### Given data
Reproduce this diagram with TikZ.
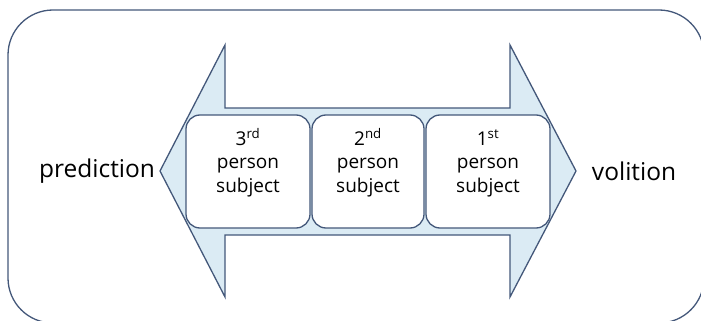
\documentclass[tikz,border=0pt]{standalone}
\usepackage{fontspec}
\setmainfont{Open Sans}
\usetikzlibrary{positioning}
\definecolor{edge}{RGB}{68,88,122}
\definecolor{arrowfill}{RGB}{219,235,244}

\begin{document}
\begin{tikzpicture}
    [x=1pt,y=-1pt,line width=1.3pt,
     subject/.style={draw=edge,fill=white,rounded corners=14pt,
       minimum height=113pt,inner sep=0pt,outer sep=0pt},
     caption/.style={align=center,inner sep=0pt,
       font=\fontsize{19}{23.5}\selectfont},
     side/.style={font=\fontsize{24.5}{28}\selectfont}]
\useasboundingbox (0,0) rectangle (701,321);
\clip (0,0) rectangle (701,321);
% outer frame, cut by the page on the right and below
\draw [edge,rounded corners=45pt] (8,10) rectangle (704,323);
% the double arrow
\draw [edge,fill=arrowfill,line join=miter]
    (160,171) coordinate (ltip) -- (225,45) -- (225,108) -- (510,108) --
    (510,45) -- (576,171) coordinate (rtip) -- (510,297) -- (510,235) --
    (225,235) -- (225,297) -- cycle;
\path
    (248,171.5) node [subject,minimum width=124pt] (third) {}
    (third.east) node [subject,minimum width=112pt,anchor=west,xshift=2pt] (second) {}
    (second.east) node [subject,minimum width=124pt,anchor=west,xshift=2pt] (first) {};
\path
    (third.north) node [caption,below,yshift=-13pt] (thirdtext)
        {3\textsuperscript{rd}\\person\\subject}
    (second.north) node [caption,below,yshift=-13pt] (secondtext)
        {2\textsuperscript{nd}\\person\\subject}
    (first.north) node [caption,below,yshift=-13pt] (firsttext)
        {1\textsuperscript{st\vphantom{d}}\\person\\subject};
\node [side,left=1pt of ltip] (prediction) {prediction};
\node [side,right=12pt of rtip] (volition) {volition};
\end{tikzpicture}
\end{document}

### The exercise
Write out the full set of lines verbatim, without the pictures.

### Response
Reproduce this diagram with TikZ.
\documentclass[tikz,border=0pt]{standalone}
\usepackage{fontspec}
\setmainfont{Open Sans}
\usetikzlibrary{positioning}
\definecolor{edge}{RGB}{68,88,122}
\definecolor{arrowfill}{RGB}{219,235,244}

\begin{document}
\begin{tikzpicture}
    [x=1pt,y=-1pt,line width=1.3pt,
     subject/.style={draw=edge,fill=white,rounded corners=14pt,
       minimum height=113pt,inner sep=0pt,outer sep=0pt},
     caption/.style={align=center,inner sep=0pt,
       font=\fontsize{19}{23.5}\selectfont},
     side/.style={font=\fontsize{24.5}{28}\selectfont}]
\useasboundingbox (0,0) rectangle (701,321);
\clip (0,0) rectangle (701,321);
% outer frame, cut by the page on the right and below
\draw [edge,rounded corners=45pt] (8,10) rectangle (704,323);
% the double arrow
\draw [edge,fill=arrowfill,line join=miter]
    (160,171) coordinate (ltip) -- (225,45) -- (225,108) -- (510,108) --
    (510,45) -- (576,171) coordinate (rtip) -- (510,297) -- (510,235) --
    (225,235) -- (225,297) -- cycle;
\path
    (248,171.5) node [subject,minimum width=124pt] (third) {}
    (third.east) node [subject,minimum width=112pt,anchor=west,xshift=2pt] (second) {}
    (second.east) node [subject,minimum width=124pt,anchor=west,xshift=2pt] (first) {};
\path
    (third.north) node [caption,below,yshift=-13pt] (thirdtext)
        {3\textsuperscript{rd}\\person\\subject}
    (second.north) node [caption,below,yshift=-13pt] (secondtext)
        {2\textsuperscript{nd}\\person\\subject}
    (first.north) node [caption,below,yshift=-13pt] (firsttext)
        {1\textsuperscript{st\vphantom{d}}\\person\\subject};
\node [side,left=1pt of ltip] (prediction) {prediction};
\node [side,right=12pt of rtip] (volition) {volition};
\end{tikzpicture}
\end{document}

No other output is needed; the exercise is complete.